これまで耳鼻科や整形外科で受けた診断は、末梢性めまい症やストレートネック、胸郭出口症候群、などなど。メリスロンやテルネリンなどの処方を受けていた。
頭部画像評価を受けたことがなかったらしく、念のためにCTを撮ったが腫瘍性病変や器質的変化は特に認めなかった。小脳失調はなく歩行も問題なし。めまいは回転性であったり浮動性であったり、一定ではないとのことであった。
色々聞いているうちに、
と言ったキーワードが出てきたので、GDS*3をしてもらったところ10/15。抑うつ傾向ありと考えられた。
新卒で経験がないにも関わらず、古参スタッフ同様の働きが求められる職場で頑張っているうちに、ひどいめまいを感じるようになったとのことであった。ただしこの女性は、
「職場の先輩達は凄くよくしてくれる。人間関係などでストレスを感じたことはない。」
と話していた。
本人がストレスと感じていなかったのであれば、うつの病型診断としては「内因性うつ病」になるのだろうか?自分ではそうと思っていない無形のストレスなど幾らでもあるように思うので、自分はあまり「心因性、内因性」といった分類に拘りすぎないようにしている。
食事面では、栄養バランスが大幅に崩れていることはないようであったが、間食に甘いものをよく食べているとのことであった。
「めまいなどの症状は脳の特別な病気ではなく、うつからくる症状だと思います。 」
と話すと、同伴していた母親と顔を見合わせしばらく黙っていた後、頷いて同意された。「やっぱり」と思ったらしい。
ちなみに採血検査は
- フェリチン33.5
- BUN14
- AST11/ALT7 γ-GTP13
- Hb14.1 MCV87.8
という結果で、「貧血を伴わない中等度の鉄不足。そして、トランスアミナーゼの低値及び乖離からは、極軽度の蛋白摂取不足とビタミンB6不足があるかな。」と考えた。
「最も重要なのは休息なので、まずは仕事を休みましょう」と話して、職場に提出する診断書を作成した。そして、
- 甘いものを控えて、タンパク質を多めに意識して摂取して下さい
- 鉄剤を内服してもいいですが、まずはレバーや小松菜などを意識して食べて下さい
- ビタミンB群のサプリメントを摂ってみて下さい
と勧めて2週間後に再診したが、明らかに調子が上がってきたようで、めまいもほぼ消失していた。

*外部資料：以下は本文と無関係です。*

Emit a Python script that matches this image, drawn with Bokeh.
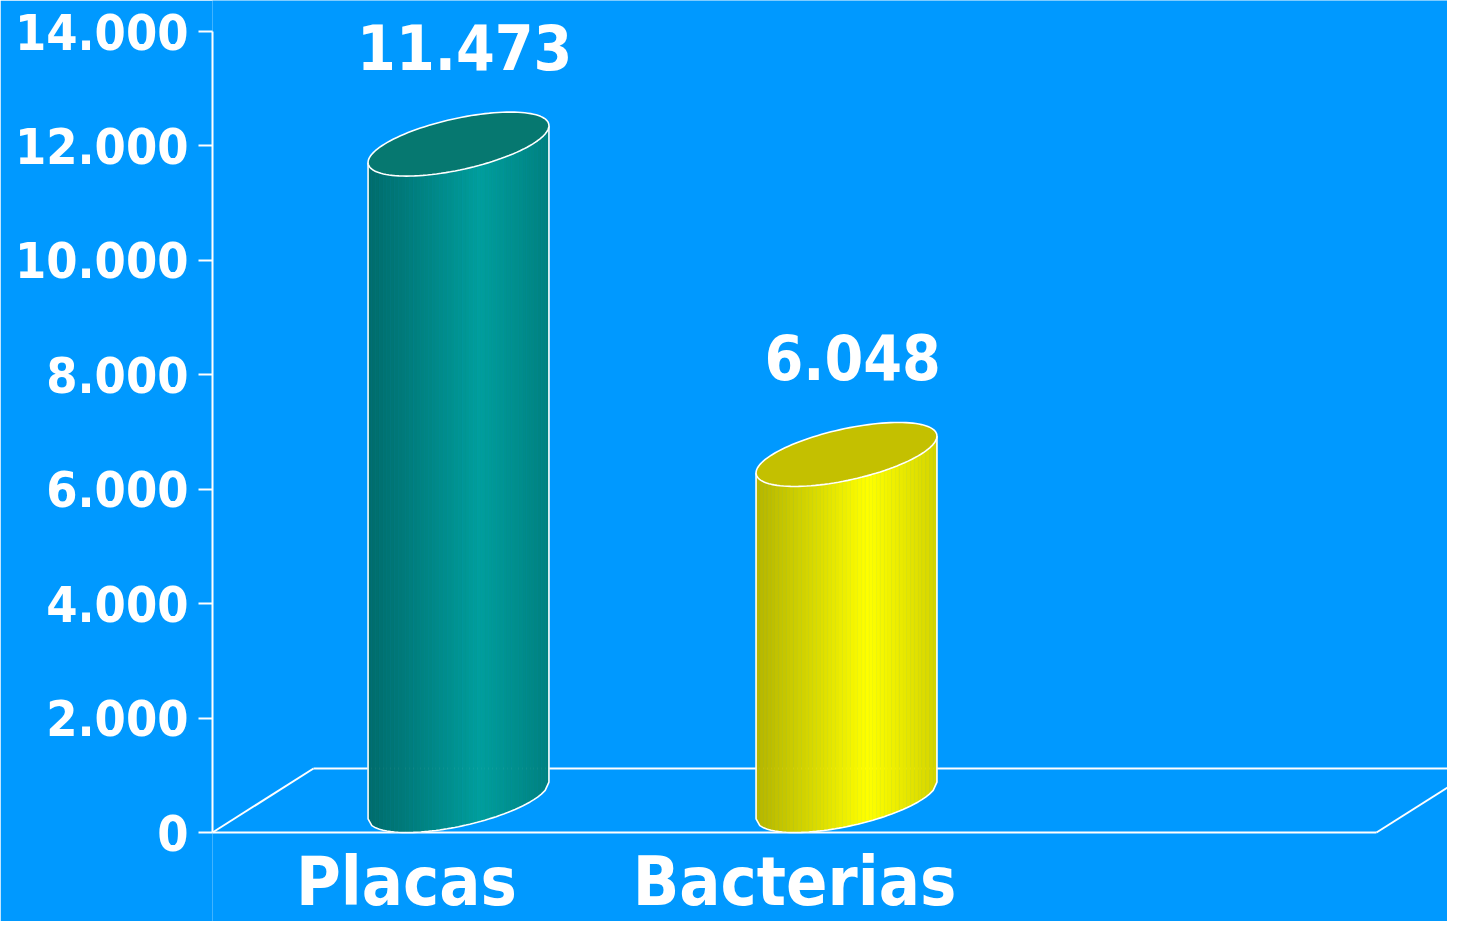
import numpy as np
from bokeh.plotting import figure
from bokeh.models import Range1d, FixedTicker, Label
from bokeh.embed import file_html
from bokeh.resources import INLINE

# ---- data ----
categories = ["Placas", "Bacterias"]
values = [11473, 6048]
value_labels = ["11.473", "6.048"]
tick_values = [0, 2000, 4000, 6000, 8000, 10000, 12000, 14000]
tick_labels = ["0", "2.000", "4.000", "6.000", "8.000", "10.000", "12.000", "14.000"]
n_slots = 3

# ---- style / geometry ----
BG = "#0099FF"
FONT = "DejaVu Sans Condensed, DejaVu Sans"
W, H = 1447, 921
LEFT = 212
PX_Y = 801.0 / 14000.0          # px per value unit
ZERO_PX = 832                   # canvas y of value 0
Y_TOP = ZERO_PX / PX_Y
Y_BOT = -(H - ZERO_PX) / PX_Y
PX_X = 388.0                    # px per category slot
X0 = -0.5
X1 = X0 + (W - LEFT) / PX_X

ell_a = 74.0 / PX_X
ell_p = 52.0 / PX_X
ell_q = 32.0 / PX_Y
floor_dx = 101.0 / PX_X
floor_dy = 64.0 / PX_Y

body_dark = [(0, 104, 104), (176, 176, 0)]
body_bright = [(0, 158, 156), (255, 255, 0)]
cap_colors = ["#067870", "#C4C000"]

p = figure(width=W, height=H, output_backend="svg", toolbar_location=None,
           x_range=Range1d(X0, X1), y_range=Range1d(Y_BOT, Y_TOP),
           x_axis_location=None, min_border_left=LEFT, min_border_right=0,
           min_border_top=0, min_border_bottom=0)
p.background_fill_color = BG
p.border_fill_color = BG
p.outline_line_color = None
p.xgrid.visible = False
p.ygrid.visible = False

ax = p.yaxis[0]
ax.ticker = FixedTicker(ticks=tick_values)
ax.bounds = (tick_values[0], tick_values[-1])
ax.major_label_overrides = {v: s for v, s in zip(tick_values, tick_labels)}
ax.axis_line_color = "white"
ax.axis_line_width = 2
ax.major_tick_line_color = "white"
ax.major_tick_line_width = 2
ax.major_tick_out = 14
ax.major_tick_in = 0
ax.minor_tick_line_color = None
ax.major_label_standoff = 10
ax.major_label_text_color = "white"
ax.major_label_text_font = FONT
ax.major_label_text_font_style = "bold"
ax.major_label_text_font_size = "50px"

# ---- floor ----
fx0, fx1 = X0, X0 + n_slots
p.multi_line(
    xs=[[fx0, fx1], [fx0 + floor_dx, fx1 + floor_dx], [fx0, fx0 + floor_dx], [fx1, fx1 + floor_dx]],
    ys=[[0, 0], [floor_dy, floor_dy], [0, floor_dy], [0, floor_dy]],
    line_color="white", line_width=2)

# ---- cylinders ----
t_r = np.arctan2(ell_p, ell_a)


def ell_pt(xc, base, t):
    cx, cy = xc + ell_p, base + ell_q
    return cx + ell_a * np.cos(t) + ell_p * np.sin(t), cy + ell_q * np.sin(t)


def intensity(f):
    if f <= 0.62:
        return 0.08 + 0.92 * (f / 0.62) ** 1.1
    return 1.0 - 0.55 * ((f - 0.62) / 0.38)


N = 48
for i, (cat, val) in enumerate(zip(categories, values)):
    xc = float(i)
    fr = np.linspace(0, 1, N + 1)
    ts = t_r - np.arccos(2 * fr - 1)
    bx, by = ell_pt(xc, 0.0, ts)
    tx, ty = ell_pt(xc, float(val), ts)
    xs, ys, cols = [], [], []
    d, b = body_dark[i], body_bright[i]
    for k in range(N):
        xs.append([bx[k], bx[k + 1], tx[k + 1], tx[k]])
        ys.append([by[k], by[k + 1], ty[k + 1], ty[k]])
        I = intensity((k + 0.5) / N)
        c = tuple(int(round(d[j] + I * (b[j] - d[j]))) for j in range(3))
        cols.append("#%02x%02x%02x" % c)
    p.patches(xs, ys, fill_color=cols, line_color=cols, line_width=0.6)
    # body outline
    ox = [tx[0]] + list(bx) + [tx[-1]]
    oy = [ty[0]] + list(by) + [ty[-1]]
    p.line(ox, oy, line_color="white", line_width=1.6)
    # top cap
    tt = np.linspace(0, 2 * np.pi, 121)
    cx_, cy_ = ell_pt(xc, float(val), tt)
    p.patch(cx_, cy_, fill_color=cap_colors[i], line_color="white", line_width=1.6)
    # value label
    p.add_layout(Label(x=xc + 0.15, y=val + 2260, text=value_labels[i],
                       text_align="center", text_baseline="middle",
                       text_color="white", text_font=FONT, text_font_style="bold",
                       text_font_size="62px"))
    # category label
    p.add_layout(Label(x=xc, y=-(881 - ZERO_PX) / PX_Y, text=cat,
                       text_align="center", text_baseline="middle",
                       text_color="white", text_font=FONT, text_font_style="bold",
                       text_font_size="68px"))

open("out.html", "w").write(file_html(p, INLINE))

この改善を確認して「抗うつ薬は不要でしょうね」と説明し、次回診察を1ヶ月後とした。
まとめると、自分のうつ病診療は
- 頭部画像(CT)は念のために撮る
- 採血は行う
- 栄養面の問診、特に糖質過多や鉄不足になっていないかは確認する
- 診断即投薬には慎重
このような感じである。 特に、「診断即投薬には慎重」については、うつ病だろうが認知症だろうが同じスタンスで臨んでいる。
様々な精神症状(気分や感情の訴えを含め)を細かくカテゴライズして「疾患」に落とし込めるほど、現在の精神医療が診断に際して客観的証拠を多く持っているのだろうか?という疑念が自分にある以上、「即投薬」という危ない橋は極力渡らないように気をつけている。